Simeone viu que estava na hora de mudar de postura. Desesperadamente, pediu ao seu time, quase entrando no gramado, para que pressionassem a saída de bola do Real. Foi assim que o Atlético ganhou escanteios para poder explorar a maior força de sua equipe: as jogadas aéreas. Assim, aos 35 minutos, Gabi cobrou, Varane afastou, e na sobra frontal Juanfran colocou de novo para a área pelo alto. Na marca do pênalti, Godín subiu mais do que Khedira, cabeceou forte e aproveitou a saída em falso de Casillas. A bola encobriu o goleiro e só não foi de imediato para o fundo da rede porque o camisa 1 ainda conseguiu pular nela para tentar evitar o gol.

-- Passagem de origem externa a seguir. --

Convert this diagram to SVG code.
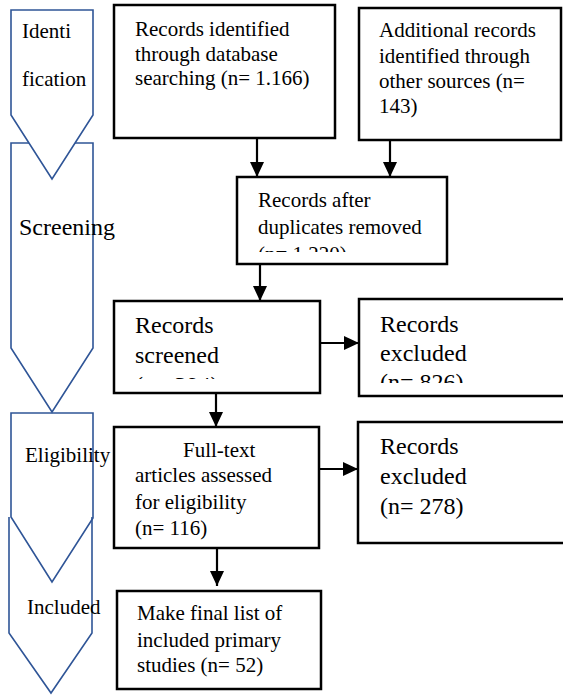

Só que foi muito tarde. A abertura do placar incendiou a torcida e mostrou um Atlético psicologicamente mais inteiro em campo até o fim do primeiro tempo.
PRESSÃO E SALVAÇÃO MERENGUE
O Atlético voltou melhor no segundo tempo também. Em uma primeira oportunidade, quase ampliou o placar com estilo, quando Koke cruzou bonito para Raúl García pegar de primeira dentro da área. O chute foi para fora, e o Real Madrid ainda não tinha entrado no jogo.
Quem precisou incendiar a partida novamente foi Di Maria. Depois de driblar três e levantar o Estádio da Luz, onde jogou quando defendia as cores do Benfica, foi parado por Miranda com falta. O argentino fazia o que Bale e Cristiano Ronaldo, com marcação mais forte, não conseguiam. Mas isso iria mudar.
CR7 apareceu bem na partida pela primeira vez aos oito minutos, na cobrança da falta sofrida por Di Maria. Courtois defendeu o chute com jeito estranho, mandando para escanteio. Depois do levantamento na área, a bola sobrou para o português, que teve chute desviado para fora. A segunda cobrança foi direta na cabeça de Cristiano Ronaldo, que mandou para fora. O craque voltou determinado a mudar a história do jogo.
Ancelotti também não estava satisfeito com o cenário e decidiu mudar. O técnico colocou um time mais ofensivo em campo ao trocar Fabio Coentrão pelo brasileiro Marcelo e Khedira, o pior em campo, por Isco. Começou a pressão. O Real perdeu um gol claro após Cristiano Ronaldo e Benzema furarem cruzamento na área, aos 16. A partida ganhou nova cara, mas o Real Madrid desperdiçava as poucas chances que tinha. Isco chutou para fora uma sobra na entrada da área, aos 22.
Bale também tinha dificuldades em acertar o alvo. O galês, que custou 91 milhões de euros (cerca de R$ 300 milhões) ao Real Madrid, e já havia desperdiçado a melhor oportunidade do time na primeira etapa, perdeu duas chances claras de empatar o jogo, aos 28 e aos 32, e irritou a torcida merengue.
Mas o Real Madrid nunca desistiu, e foi recompensado por isso. Intensificou a pressão nos últimos minutos e, quando tudo parecia acabado, e o Atlético tinha uma das mãos na taça, aos 48 do segundo tempo, Sergio Ramos arrancou o gol de empate. O zagueiro teve sangue frio ao cabecear escanteio cobrado por Modric e colocar a bola no cantinho, inalcançável para Courtois. Os merengues igualaram na raça e ganharam a chance de disputar uma merecida prorrogação.
VIRADA NOS 11 MINUTOS FINAIS
No começo da prorrogação, foi difícil imaginar a partida terminando de outra forma, senão nos pênaltis. Depois de intensos 90 minutos com os dois times deixando tudo o que tinham dentro de campo, faltava perna.
Ainda no primeiro tempo, vários jogadores mancaram, com seus músculos no limite do esforço. A criatividade foi comprometida e, por isso, um jogo truncado no meio não permitiu grandes chances a ninguém nos 15 minutos iniciais.
Ainda motivado pelo gol no último minuto do segundo tempo, o Real Madrid chegou melhor para os 15 minutos finais. Foi pelos pés de Di Maria, eleito melhor em campo, que veio o gol que mudou toda a história. O argentino fez grande jogada, que terminou na cabeça de Bale, para fazer 2 a 1. Abalado, o Atlético abriu a porteira para o grande campeão passar. Marcelo, em jogada individual, fez o terceiro.
E o placar foi fechado pelo melhor do mundo. Em casa, o português Cristiano Ronaldo marcou o quarto, de pênalti, sofrido por ele mesmo, aos 15 do segundo tempo. E nem adiantou a invasão de campo do técnico Diego Simeone. Em um jogo maluco e de alto nível, desses que só a Liga dos Campeões parece capaz de proporcionar, o Real Madrid sagrou-se campeão mais uma vez, La Décima.